## INFORMATION PROVIDED
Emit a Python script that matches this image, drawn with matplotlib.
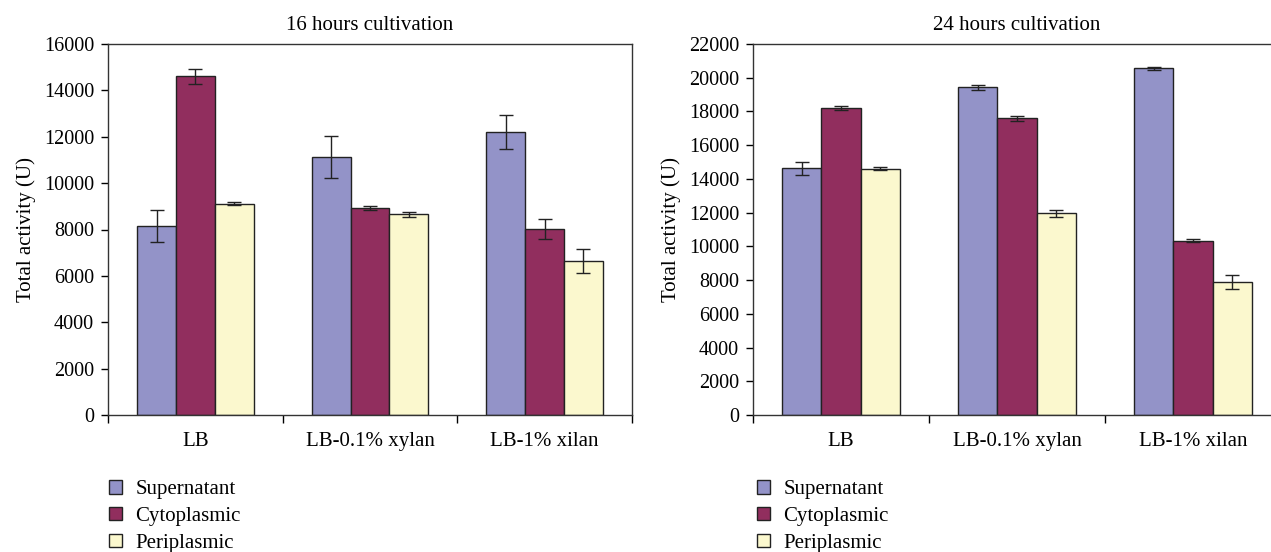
import numpy as np
import matplotlib.pyplot as plt
from matplotlib.patches import Patch

plt.rcParams['font.family'] = ['Liberation Serif', 'DejaVu Serif']

categories = ["LB", "LB-0.1% xylan", "LB-1% xilan"]
series = ["Supernatant", "Cytoplasmic", "Periplasmic"]

# 16 hours cultivation
sup_16 = [8150, 11120, 12200]
cyt_16 = [14600, 8930, 8030]
per_16 = [9120, 8650, 6650]
sup_16_err = [700, 900, 740]
cyt_16_err = [340, 80, 440]
per_16_err = [50, 100, 520]

# 24 hours cultivation
sup_24 = [14620, 19430, 20560]
cyt_24 = [18210, 17590, 10330]
per_24 = [14610, 11970, 7880]
sup_24_err = [370, 140, 90]
cyt_24_err = [100, 130, 90]
per_24_err = [90, 210, 420]

colors = ['#9393C8', '#912E5E', '#FBF8CE']

W, H = 1271, 552
fig = plt.figure(figsize=(W / 100, H / 100), dpi=100)


def draw_panel(rect, title, vals, errs, ymax, step):
    ax = fig.add_axes(rect)
    x = np.arange(len(categories))
    bw = 1 / 4.5
    for k, (v, e) in enumerate(zip(vals, errs)):
        ax.bar(x + (k - 1) * bw, v, width=bw, color=colors[k],
               edgecolor='#222222', linewidth=1.0, zorder=2)
        ax.errorbar(x + (k - 1) * bw, v, yerr=e, fmt='none', ecolor='#222222',
                    elinewidth=1.0, capsize=5, capthick=1.0, zorder=3)
    ax.set_xlim(-0.5, len(categories) - 0.5)
    ax.set_ylim(0, ymax)
    ax.set_yticks(np.arange(0, ymax + 1, step))
    ax.set_xticks(np.arange(-0.5, len(categories), 1.0))
    ax.set_xticklabels([])
    ax.set_xticks(x, minor=True)
    ax.set_xticklabels(categories, minor=True, fontsize=15)
    ax.tick_params(axis='x', which='major', direction='out', length=6, width=1)
    ax.tick_params(axis='x', which='minor', length=0, pad=12)
    ax.tick_params(axis='y', direction='out', length=5, width=1, labelsize=14.5, pad=5)
    for s in ax.spines.values():
        s.set_linewidth(1.0)
        s.set_color('#333333')
    ax.set_ylabel("Total activity (U)", fontsize=15, labelpad=6)
    ax.set_title(title, fontsize=15, pad=10)
    return ax


ax1 = draw_panel([108 / W, 137 / H, 524 / W, 371 / H], "16 hours cultivation",
                 [sup_16, cyt_16, per_16], [sup_16_err, cyt_16_err, per_16_err], 16000, 2000)
ax2 = draw_panel([753 / W, 137 / H, 528 / W, 371 / H], "24 hours cultivation",
                 [sup_24, cyt_24, per_24], [sup_24_err, cyt_24_err, per_24_err], 22000, 2000)

handles = [Patch(facecolor=c, edgecolor='#222222', linewidth=1.0, label=s)
           for c, s in zip(colors, series)]
for lx in (101 / W, 749 / W):
    fig.legend(handles=handles, loc='upper left', bbox_to_anchor=(lx, 1 - 472 / H),
               frameon=False, fontsize=15, handlelength=0.6, handleheight=0.6,
               handletextpad=0.65, labelspacing=0.37, borderaxespad=0)

fig.savefig("out.png", dpi=100)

## WRITTEN INSTRUCTION
Write out again, exactly, the lines from the start of the listing up to the line containing "per_16_err = [50, 100, 520]", with both ends and without pictures.

## REPLY
Emit a Python script that matches this image, drawn with matplotlib.
import numpy as np
import matplotlib.pyplot as plt
from matplotlib.patches import Patch

plt.rcParams['font.family'] = ['Liberation Serif', 'DejaVu Serif']

categories = ["LB", "LB-0.1% xylan", "LB-1% xilan"]
series = ["Supernatant", "Cytoplasmic", "Periplasmic"]

# 16 hours cultivation
sup_16 = [8150, 11120, 12200]
cyt_16 = [14600, 8930, 8030]
per_16 = [9120, 8650, 6650]
sup_16_err = [700, 900, 740]
cyt_16_err = [340, 80, 440]
per_16_err = [50, 100, 520]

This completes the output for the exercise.